Lancashire captain Glen Chapple took five Hampshire wickets to help his side gain an important lead of 100 going into the final day of the LV= County Championship Division Two match at the Ageas Bowl.
The veteran seamer finished with 5-55, a haul that takes him to 899 career first-class wickets, and it might have been better still had Lancashire taken all their catches.
Hampshire top-scorer George Bailey was twice dropped on his way to 84, an innings which restricted the Red Rose’s first-innings advantage to 37 when it might have been much bigger.
On a wicket still helping the pacemen, Chapple produced a masterful display of swing bowling to cut a swathe through the Hampshire middle order.
The 39-year-old dismissed James Vince, Sean Ervine, Michael Bates and Chris Wood in six balls, three of them bowled and Vince caught at second slip.
Hampshire, responding to Lancashire's first-innings total of 295 made over the first two days, went from 138 for three to 164 for eight when Chapple struck again by having David Balcombe caught at midwicket.
Chapple's five-wicket haul was the 37th of his long career - and first against Hampshire - and should have been the signal for the end of the home side's resistance.
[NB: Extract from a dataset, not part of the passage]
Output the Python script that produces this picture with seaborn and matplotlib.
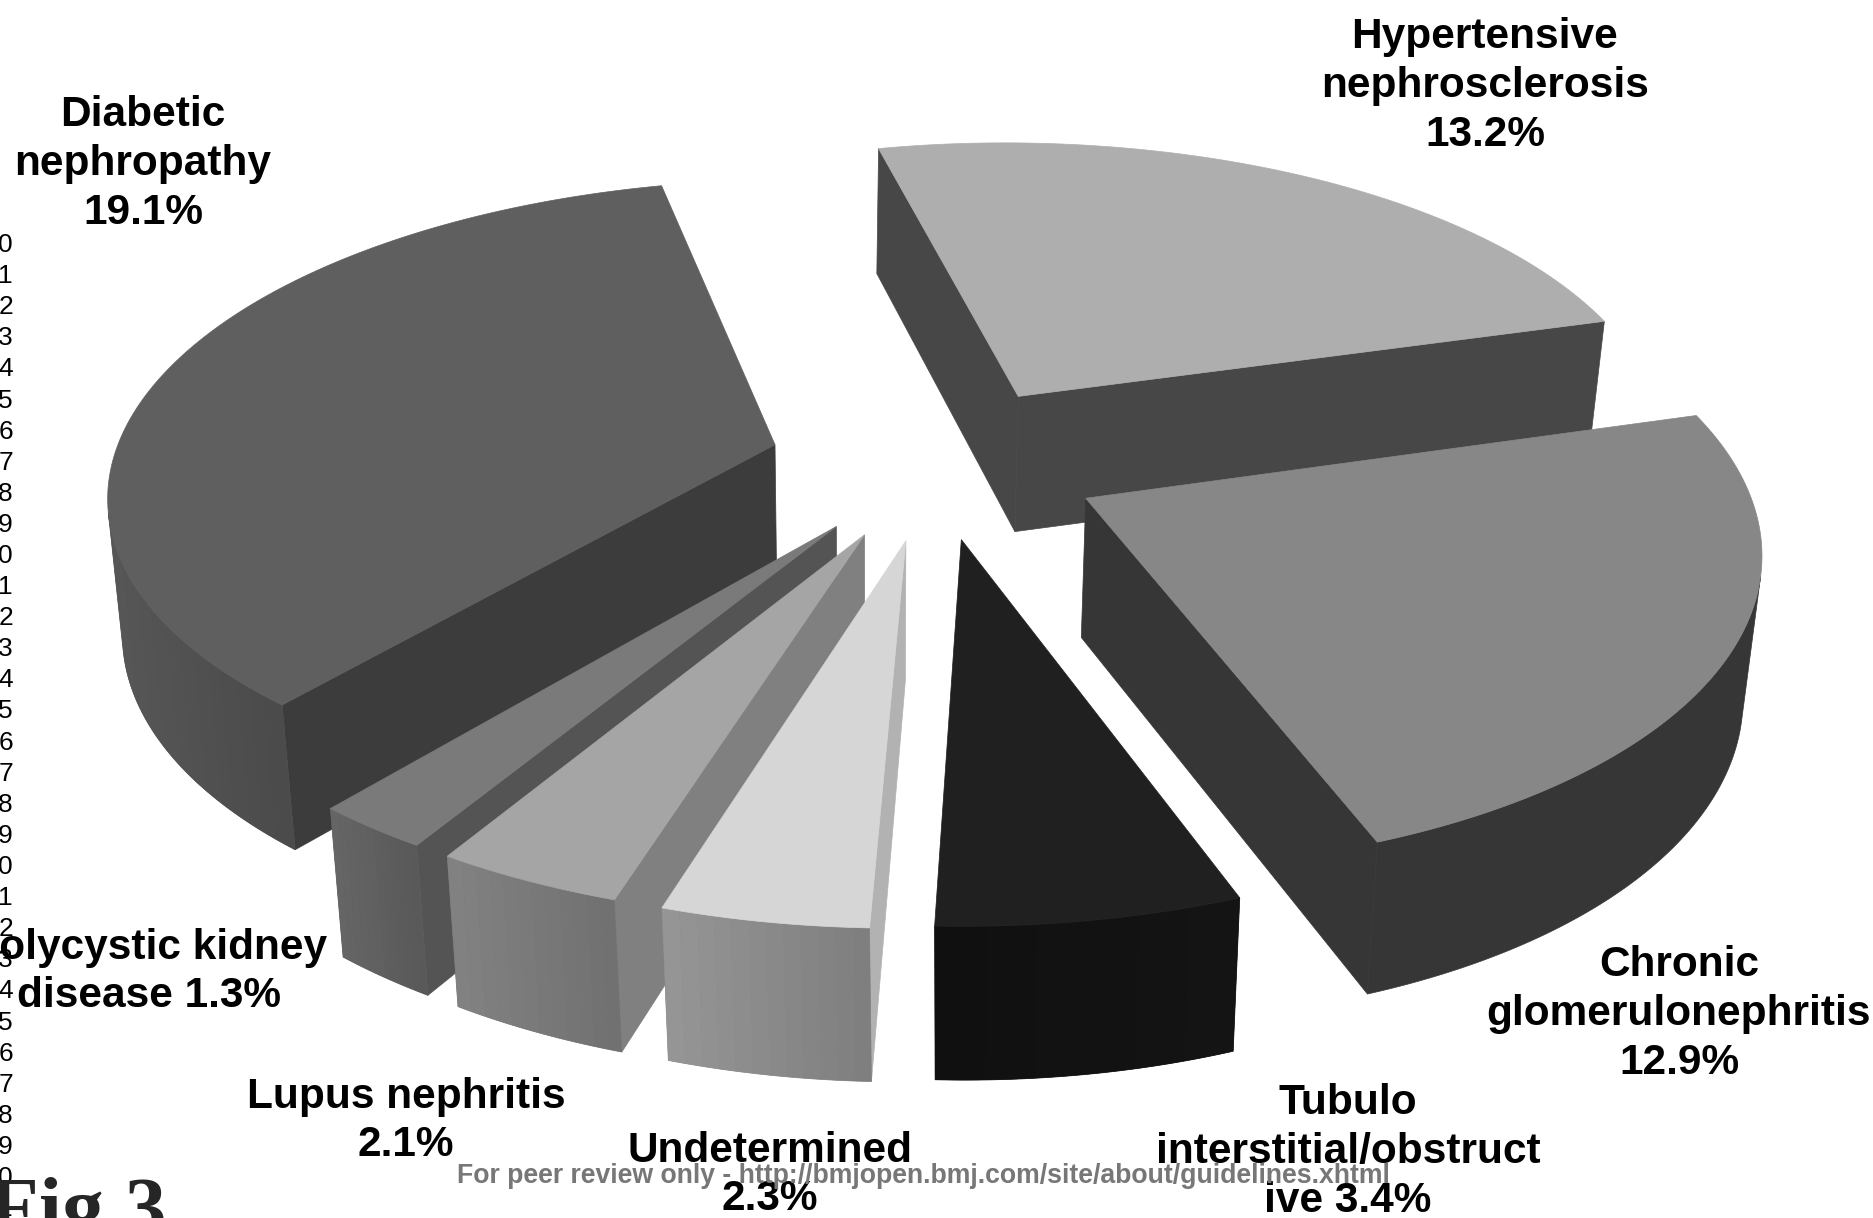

But Tasmanian Bailey, playing in his last match before joining Australia's Champions Trophy squad, went on the counter-attack by sharing in respective stands of 57 and 37 with Danny Briggs and last man James Tomlinson.
Briggs made 31 and the innings ended at 258 when Bailey drove Kyle Hogg into the covers, where Luke Procter held the catch.
Bailey, still looking for a first century for his adopted county, faced 110 balls and hit a six and 10 fours as Lancashire failed to press home their advantage.
Earlier in the innings Liam Dawson hit five fours in his 55 and there was little hint of the drama to come.
When Lancashire batted a second time in the evening session, they soon lost Stephen Moore to a catch at the wicket off Balcombe, while Procter and Ashwell Prince to Tomlinson's exaggerated swing.
Lancashire were 27 for three at that point but Brown and first-innings hero Andrea Agathangelou ensured there were no more problems, taking their team through to the close at 63 for three.